- [Task requirements]: Leave out every picture, then output exactly the lines between the ones holding "Convert this diagram to SVG code." and "var seriesNames = ['Oscillator', 'Amplifier'];", inclusive, and nothing beyond them.

_ _ _ _ _

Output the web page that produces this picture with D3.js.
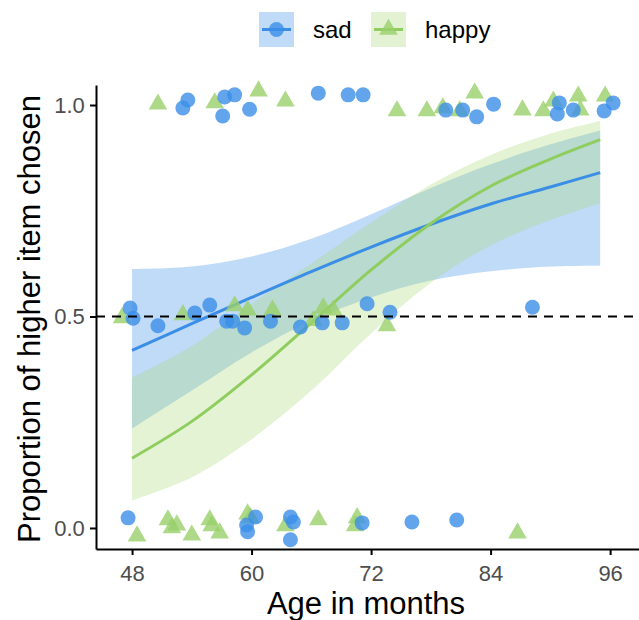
<!DOCTYPE html>
<html>
<head>
<meta charset="utf-8">
<script src="https://cdn.jsdelivr.net/npm/d3@7"></script>
<style>
  body { margin: 0; background: #fff; }
  svg { display: block; font-family: "Liberation Sans", Arial, sans-serif; }
</style>
</head>
<body>
<div id="chart"></div>
<script>
// jittered responses: [age in months, proportion]
const sadPoints = [
  [47.6, 0.024], [59.5, 0.007], [59.6, -0.009], [60.4, 0.026], [63.9, 0.026], [64.2, 0.014],
  [63.9, -0.028], [71.1, 0.012], [76.1, 0.014], [80.6, 0.019],
  [47.8, 0.52], [48.1, 0.496], [50.6, 0.478], [54.3, 0.508], [55.8, 0.527], [57.5, 0.489],
  [58.1, 0.489], [59.3, 0.473], [61.9, 0.489], [64.9, 0.475], [67.1, 0.485], [69.1, 0.485],
  [71.6, 0.53], [73.9, 0.51], [88.2, 0.522],
  [53.6, 1.012], [53.1, 0.993], [57.1, 0.974], [57.3, 1.019], [58.3, 1.024], [59.8, 0.99],
  [66.7, 1.028], [69.7, 1.024], [71.2, 1.024], [79.5, 0.988], [81.2, 0.988], [82.6, 0.972],
  [84.3, 1.002], [90.9, 1.005], [90.7, 0.979], [92.3, 0.988], [96.3, 1.005], [95.4, 0.986]
];
const happyPoints = [
  [48.5, -0.019], [51.6, 0.019], [52.5, 0.007], [52.0, 0.0], [54.0, -0.017], [55.8, 0.019],
  [56.0, 0.005], [56.8, -0.012], [59.6, 0.033], [59.9, 0.024], [63.4, 0.005], [66.7, 0.019],
  [70.6, 0.024], [70.4, 0.005], [86.7, -0.012],
  [47.0, 0.497], [53.1, 0.504], [58.3, 0.525], [59.6, 0.515], [62.1, 0.515], [66.2, 0.49],
  [67.2, 0.52], [68.2, 0.515], [73.6, 0.478],
  [50.6, 1.002], [56.3, 1.005], [60.7, 1.033], [63.4, 1.009], [74.6, 0.986], [77.6, 0.986],
  [79.2, 0.993], [80.9, 0.986], [82.4, 1.028], [87.2, 0.988], [89.3, 0.986], [90.3, 1.009],
  [92.8, 1.021], [93.0, 0.988], [95.5, 1.021]
];

// fitted curves and confidence bands, read at these ages
const fitAges = [48, 54, 60, 66, 72, 78, 84, 90, 95];
const sadFit = [0.42, 0.483, 0.545, 0.606, 0.664, 0.718, 0.766, 0.806, 0.84];
const sadLow = [0.235, 0.325, 0.415, 0.49, 0.545, 0.585, 0.607, 0.618, 0.62];
const sadHigh = [0.612, 0.618, 0.642, 0.684, 0.742, 0.804, 0.86, 0.907, 0.94];
const happyFit = [0.165, 0.252, 0.362, 0.485, 0.61, 0.72, 0.808, 0.872, 0.918];
const happyLow = [0.065, 0.12, 0.21, 0.325, 0.46, 0.58, 0.668, 0.728, 0.768];
const happyHigh = [0.355, 0.43, 0.53, 0.625, 0.722, 0.812, 0.882, 0.932, 0.962];

const xTicks = [48, 60, 72, 84, 96];
const yTicks = [0, 0.5, 1];
const groups = ["sad", "happy"];

const width = 639, height = 620;
const panel = { left: 96, right: 639, top: 85, bottom: 549 };

const svg = d3.select("#chart").append("svg").attr("width", width).attr("height", height);

const x = d3.scaleLinear().domain([44.38, 98.9]).range([panel.left, panel.right]);
const y = d3.scaleLinear().domain([-0.0497, 1.0473]).range([panel.bottom, panel.top]);

const colors = {
  sad: { point: "#3b8fe8", line: "#3a8ee6", ribbon: "#3b8fe8" },
  happy: { point: "#98d06a", line: "#8fcd5f", ribbon: "#a6d872" }
};

// ribbons
const area = d3.area()
  .x((d) => x(d.age))
  .y0((d) => y(d.lo))
  .y1((d) => y(d.hi))
  .curve(d3.curveCatmullRom);
const line = d3.line()
  .x((d) => x(d.age))
  .y((d) => y(d.fit))
  .curve(d3.curveCatmullRom);

const bands = {
  sad: fitAges.map((a, i) => ({ age: a, fit: sadFit[i], lo: sadLow[i], hi: sadHigh[i] })),
  happy: fitAges.map((a, i) => ({ age: a, fit: happyFit[i], lo: happyLow[i], hi: happyHigh[i] }))
};

groups.forEach((g) => {
  svg.append("path")
    .datum(bands[g])
    .attr("fill", colors[g].ribbon)
    .attr("fill-opacity", g === "sad" ? 0.32 : 0.3)
    .attr("d", area);
});
groups.forEach((g) => {
  svg.append("path")
    .datum(bands[g])
    .attr("fill", "none")
    .attr("stroke", colors[g].line)
    .attr("stroke-width", 3)
    .attr("d", line);
});

// points
const tri = d3.symbol().type(d3.symbolTriangle).size(150);
svg.append("g")
  .selectAll("path")
  .data(happyPoints)
  .enter()
  .append("path")
  .attr("d", tri)
  .attr("transform", (d) => `translate(${x(d[0])},${y(d[1])})`)
  .attr("fill", colors.happy.point)
  .attr("fill-opacity", 0.8);
svg.append("g")
  .selectAll("circle")
  .data(sadPoints)
  .enter()
  .append("circle")
  .attr("cx", (d) => x(d[0]))
  .attr("cy", (d) => y(d[1]))
  .attr("r", 7.5)
  .attr("fill", colors.sad.point)
  .attr("fill-opacity", 0.8);

// reference line at chance
svg.append("line")
  .attr("x1", panel.left).attr("x2", panel.right)
  .attr("y1", y(0.5)).attr("y2", y(0.5))
  .attr("stroke", "#000")
  .attr("stroke-width", 2)
  .attr("stroke-dasharray", "9,7");

// axes
const xAxis = d3.axisBottom(x).tickValues(xTicks).tickSize(6).tickSizeOuter(0);
const yAxis = d3.axisLeft(y).tickValues(yTicks).tickSize(6).tickSizeOuter(0).tickFormat(d3.format(".1f"));

const gx = svg.append("g").attr("transform", `translate(0,${panel.bottom})`).call(xAxis);
const gy = svg.append("g").attr("transform", `translate(${panel.left},0)`).call(yAxis);
[gx, gy].forEach((g) => {
  g.select(".domain").attr("stroke", "#000").attr("stroke-width", 2);
  g.selectAll(".tick line").attr("stroke", "#000").attr("stroke-width", 2);
  g.selectAll(".tick text").attr("fill", "#4d4d4d").style("font-size", "22px")
    .style("font-family", "Liberation Sans, Arial, sans-serif");
});
gx.selectAll(".tick text").attr("dy", "1.05em");
gy.selectAll(".tick text").attr("dx", "-0.1em");

svg.append("text")
  .attr("x", 366)
  .attr("y", 614)
  .attr("text-anchor", "middle")
  .style("font-size", "31px")
  .text("Age in months");
svg.append("text")
  .attr("transform", `translate(40,${(panel.top + panel.bottom) / 2 + 2}) rotate(-90)`)
  .attr("text-anchor", "middle")
  .style("font-size", "31px")
  .text("Proportion of higher item chosen");

// legend
const legend = svg.append("g").attr("transform", "translate(259,12)");
groups.forEach((g, i) => {
  const k = legend.append("g").attr("transform", `translate(${i === 0 ? 0 : 112},0)`);
  k.append("rect").attr("width", 35).attr("height", 35)
    .attr("fill", colors[g].ribbon).attr("fill-opacity", 0.32);
  k.append("line").attr("x1", 3).attr("x2", 32).attr("y1", 17.5).attr("y2", 17.5)
    .attr("stroke", colors[g].line).attr("stroke-width", 3);
  if (g === "sad") {
    k.append("circle").attr("cx", 17.5).attr("cy", 17.5).attr("r", 7.5)
      .attr("fill", colors.sad.point).attr("fill-opacity", 0.8);
  } else {
    k.append("path").attr("d", tri).attr("transform", "translate(17.5,17.5)")
      .attr("fill", colors.happy.point).attr("fill-opacity", 0.8);
  }
  k.append("text").attr("x", 54).attr("y", 26).style("font-size", "24px").text(g);
});
</script>
</body>
</html>
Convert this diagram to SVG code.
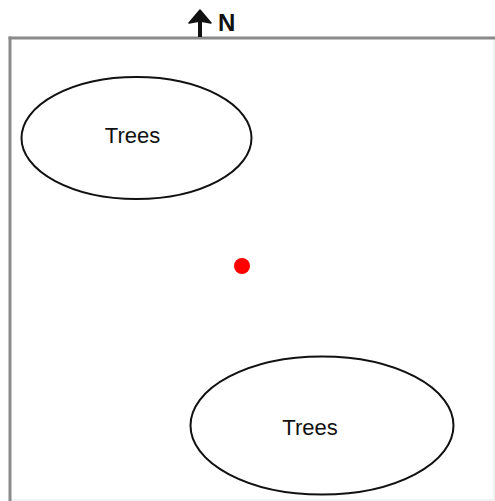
<svg xmlns="http://www.w3.org/2000/svg" width="495" height="501" viewBox="0 0 495 501">
<style>
.tree{fill:none;stroke:#111;stroke-width:2}
.lbl{font-family:"Liberation Sans",Arial,sans-serif;font-size:22px;fill:#111;text-anchor:middle}
</style>
<rect width="495" height="501" fill="#fff"/>
<g id="frame">
<rect x="10" y="38" width="484" height="462" fill="none" stroke="#e4e4e4" stroke-width="1"/>
<line x1="8.5" y1="38" x2="495" y2="38" stroke="#8a8a8a" stroke-width="3"/>
<line x1="10" y1="36.5" x2="10" y2="501" stroke="#8a8a8a" stroke-width="3"/>
</g>
<g id="north">
<line x1="200" y1="20" x2="200" y2="37" stroke="#111" stroke-width="4"/>
<polygon points="200,10 211,23 200,21 189,23" fill="#111" stroke="#111" stroke-width="1.5" stroke-linejoin="round"/>
<text x="218" y="31" style="font-family:'Liberation Sans',Arial,sans-serif;font-size:24px;font-weight:bold;fill:#111">N</text>
</g>
<g id="trees1">
<ellipse class="tree" cx="136.5" cy="138" rx="115" ry="61"/>
<text class="lbl" x="132.5" y="143">Trees</text>
</g>
<g id="trees2">
<ellipse class="tree" cx="322" cy="425.5" rx="131.5" ry="69"/>
<text class="lbl" x="310" y="435">Trees</text>
</g>
<g id="point">
<circle cx="242" cy="266" r="8" fill="#ff0000"/>
</g>
<g id="connectors"></g>
</svg>
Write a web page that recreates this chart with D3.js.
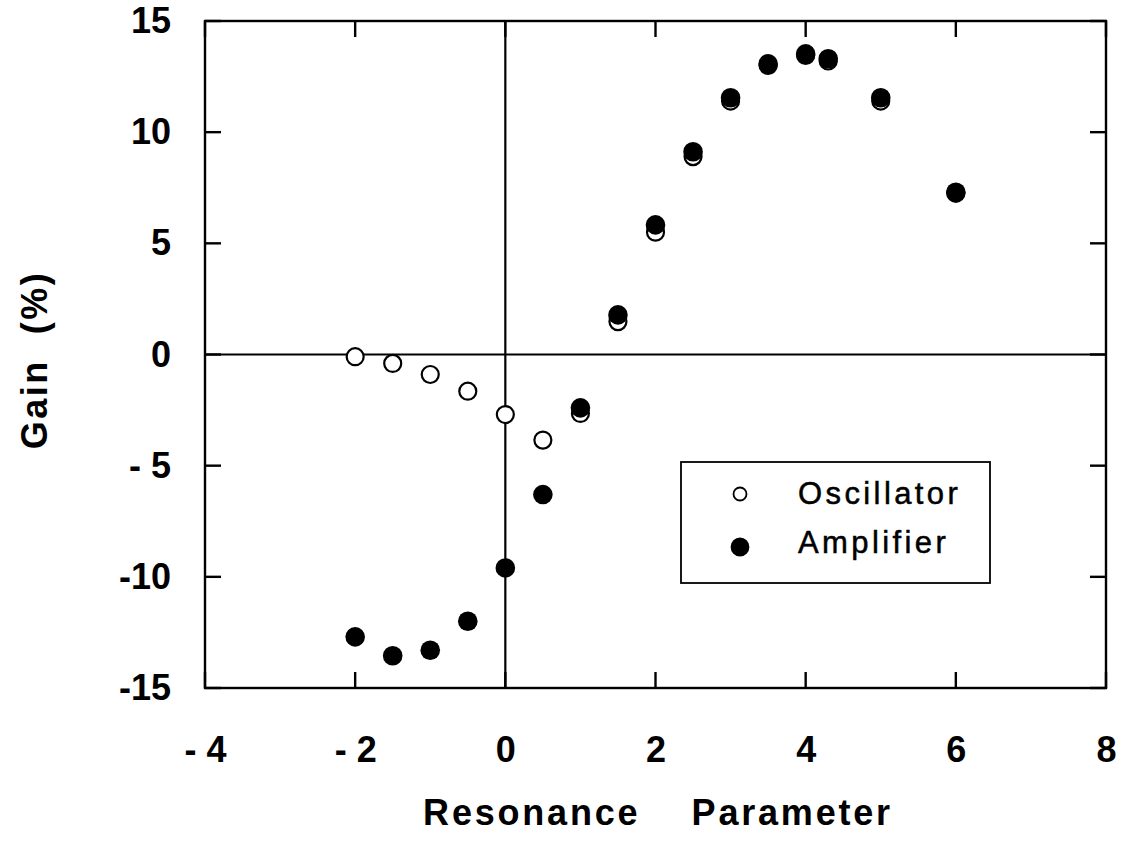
<!DOCTYPE html>
<html>
<head>
<meta charset="utf-8">
<script src="https://cdn.jsdelivr.net/npm/d3@7"></script>
<style>
  body { margin: 0; background: #fff; }
  text { font-family: "Liberation Sans", Arial, Helvetica, sans-serif; fill: #000; }
</style>
</head>
<body>
<script>
// Data
var resonance = [-2, -1.5, -1, -0.5, 0, 0.5, 1, 1.5, 2, 2.5, 3, 3.5, 4, 4.3, 5, 6];
var oscillator = [-0.1, -0.4, -0.9, -1.65, -2.7, -3.85, -2.65, 1.48, 5.5, 8.9, 11.4, 13.0, 13.45, 13.2, 11.4, 7.25];
var amplifier = [-12.7, -13.55, -13.3, -12.0, -9.6, -6.3, -2.4, 1.78, 5.83, 9.12, 11.55, 13.07, 13.52, 13.3, 11.55, 7.3];
var xTicks = [-4, -2, 0, 2, 4, 6, 8];
var yTicks = [-15, -10, -5, 0, 5, 10, 15];
var xTickLabels = ['- 4', '- 2', '0', '2', '4', '6', '8'];
var yTickLabels = ['-15', '-10', '- 5', '0', '5', '10', '15'];
var seriesNames = ['Oscillator', 'Amplifier'];

var W = 1124, H = 847;
var margin = { left: 205, right: 18, top: 21, bottom: 159 };
var w = W - margin.left - margin.right;
var h = H - margin.top - margin.bottom;
var tickLen = 16;

var svg = d3.select('body').append('svg').attr('width', W).attr('height', H);
var g = svg.append('g').attr('transform', 'translate(' + margin.left + ',' + margin.top + ')');

var x = d3.scaleLinear().domain([-4, 8]).range([0, w]);
var y = d3.scaleLinear().domain([-15, 15]).range([h, 0]);

// Tick labels from the axes
var xAxis = g.append('g')
  .attr('transform', 'translate(0,' + h + ')')
  .call(d3.axisBottom(x).tickValues(xTicks).tickSize(0).tickPadding(48)
    .tickFormat(function (d, i) { return xTickLabels[i]; }));
var yAxis = g.append('g')
  .call(d3.axisLeft(y).tickValues(yTicks).tickSize(0).tickPadding(34)
    .tickFormat(function (d, i) { return yTickLabels[i]; }));

[xAxis, yAxis].forEach(function (a) {
  a.select('.domain').remove();
  a.selectAll('line').remove();
  a.selectAll('text')
    .style('font-size', '36px')
    .style('font-weight', 'bold')
    .attr('fill', '#000');
});

// Inward ticks on all four sides
var ticks = g.append('g').attr('stroke', '#000').attr('stroke-width', 2.4);
ticks.selectAll('.xb').data(xTicks).enter().append('line')
  .attr('x1', function (d) { return x(d); }).attr('x2', function (d) { return x(d); })
  .attr('y1', h).attr('y2', h - tickLen);
ticks.selectAll('.xt').data(xTicks).enter().append('line')
  .attr('x1', function (d) { return x(d); }).attr('x2', function (d) { return x(d); })
  .attr('y1', 0).attr('y2', tickLen);
ticks.selectAll('.yl').data(yTicks).enter().append('line')
  .attr('y1', function (d) { return y(d); }).attr('y2', function (d) { return y(d); })
  .attr('x1', 0).attr('x2', tickLen);
ticks.selectAll('.yr').data(yTicks).enter().append('line')
  .attr('y1', function (d) { return y(d); }).attr('y2', function (d) { return y(d); })
  .attr('x1', w).attr('x2', w - tickLen);

// Frame
g.append('rect')
  .attr('width', w).attr('height', h)
  .attr('fill', 'none').attr('stroke', '#000').attr('stroke-width', 2.4);

// Zero lines
g.append('line')
  .attr('x1', 0).attr('x2', w).attr('y1', y(0)).attr('y2', y(0))
  .attr('stroke', '#000').attr('stroke-width', 2.2);
g.append('line')
  .attr('x1', x(0)).attr('x2', x(0)).attr('y1', 0).attr('y2', h)
  .attr('stroke', '#000').attr('stroke-width', 2.2);

// Oscillator (open circles)
g.append('g').selectAll('circle')
  .data(resonance)
  .enter()
  .append('circle')
  .attr('cx', function (d) { return x(d); })
  .attr('cy', function (d, i) { return y(oscillator[i]); })
  .attr('r', 8.5)
  .attr('fill', '#fff')
  .attr('stroke', '#000')
  .attr('stroke-width', 2.2);

// Amplifier (filled circles)
g.append('g').selectAll('circle')
  .data(resonance)
  .enter()
  .append('circle')
  .attr('cx', function (d) { return x(d); })
  .attr('cy', function (d, i) { return y(amplifier[i]); })
  .attr('r', 9.8)
  .attr('fill', '#000');

// Legend
var legend = svg.append('g').attr('transform', 'translate(681,462)');
legend.append('rect')
  .attr('width', 309).attr('height', 121)
  .attr('fill', '#fff').attr('stroke', '#000').attr('stroke-width', 1.8);
legend.selectAll('circle')
  .data(seriesNames)
  .enter()
  .append('circle')
  .attr('cx', 59)
  .attr('cy', function (d, i) { return 32 + i * 53; })
  .attr('r', function (d, i) { return i === 0 ? 6.5 : 8.5; })
  .attr('fill', function (d, i) { return i === 0 ? '#fff' : '#000'; })
  .attr('stroke', '#000')
  .attr('stroke-width', 1.8);
legend.selectAll('text')
  .data(seriesNames)
  .enter()
  .append('text')
  .attr('x', 117)
  .attr('y', function (d, i) { return 42 + i * 49; })
  .style('font-size', '31px')
  .style('letter-spacing', '3.4px')
  .attr('stroke', '#000')
  .attr('stroke-width', 0.5)
  .text(function (d) { return d; });

// Axis titles
svg.append('text')
  .attr('x', 658).attr('y', 825)
  .attr('text-anchor', 'middle')
  .style('font-size', '36px')
  .style('font-weight', 'bold')
  .style('letter-spacing', '2.8px')
  .style('white-space', 'pre')
  .text('Resonance    Parameter');

svg.append('text')
  .attr('transform', 'translate(47,360) rotate(-90)')
  .attr('text-anchor', 'middle')
  .style('font-size', '36px')
  .style('font-weight', 'bold')
  .style('letter-spacing', '2.5px')
  .style('white-space', 'pre')
  .text('Gain  (%)');
</script>
</body>
</html>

_ _ _ _ _

- [Expected output]:
Convert this diagram to SVG code.
<svg xmlns="http://www.w3.org/2000/svg" width="495" height="501" viewBox="0 0 495 501">
<style>
.tree{fill:none;stroke:#111;stroke-width:2}
.lbl{font-family:"Liberation Sans",Arial,sans-serif;font-size:22px;fill:#111;text-anchor:middle}
</style>
<rect width="495" height="501" fill="#fff"/>
<g id="frame">
<rect x="10" y="38" width="484" height="462" fill="none" stroke="#e4e4e4" stroke-width="1"/>
<line x1="8.5" y1="38" x2="495" y2="38" stroke="#8a8a8a" stroke-width="3"/>
<line x1="10" y1="36.5" x2="10" y2="501" stroke="#8a8a8a" stroke-width="3"/>
</g>
<g id="north">
<line x1="200" y1="20" x2="200" y2="37" stroke="#111" stroke-width="4"/>
<polygon points="200,10 211,23 200,21 189,23" fill="#111" stroke="#111" stroke-width="1.5" stroke-linejoin="round"/>
<text x="218" y="31" style="font-family:'Liberation Sans',Arial,sans-serif;font-size:24px;font-weight:bold;fill:#111">N</text>
</g>
<g id="trees1">
<ellipse class="tree" cx="136.5" cy="138" rx="115" ry="61"/>
<text class="lbl" x="132.5" y="143">Trees</text>
</g>
<g id="trees2">
<ellipse class="tree" cx="322" cy="425.5" rx="131.5" ry="69"/>
<text class="lbl" x="310" y="435">Trees</text>
</g>
<g id="point">
<circle cx="242" cy="266" r="8" fill="#ff0000"/>
</g>
<g id="connectors"></g>
</svg>
Write a web page that recreates this chart with D3.js.
<!DOCTYPE html>
<html>
<head>
<meta charset="utf-8">
<script src="https://cdn.jsdelivr.net/npm/d3@7"></script>
<style>
  body { margin: 0; background: #fff; }
  text { font-family: "Liberation Sans", Arial, Helvetica, sans-serif; fill: #000; }
</style>
</head>
<body>
<script>
// Data
var resonance = [-2, -1.5, -1, -0.5, 0, 0.5, 1, 1.5, 2, 2.5, 3, 3.5, 4, 4.3, 5, 6];
var oscillator = [-0.1, -0.4, -0.9, -1.65, -2.7, -3.85, -2.65, 1.48, 5.5, 8.9, 11.4, 13.0, 13.45, 13.2, 11.4, 7.25];
var amplifier = [-12.7, -13.55, -13.3, -12.0, -9.6, -6.3, -2.4, 1.78, 5.83, 9.12, 11.55, 13.07, 13.52, 13.3, 11.55, 7.3];
var xTicks = [-4, -2, 0, 2, 4, 6, 8];
var yTicks = [-15, -10, -5, 0, 5, 10, 15];
var xTickLabels = ['- 4', '- 2', '0', '2', '4', '6', '8'];
var yTickLabels = ['-15', '-10', '- 5', '0', '5', '10', '15'];
var seriesNames = ['Oscillator', 'Amplifier'];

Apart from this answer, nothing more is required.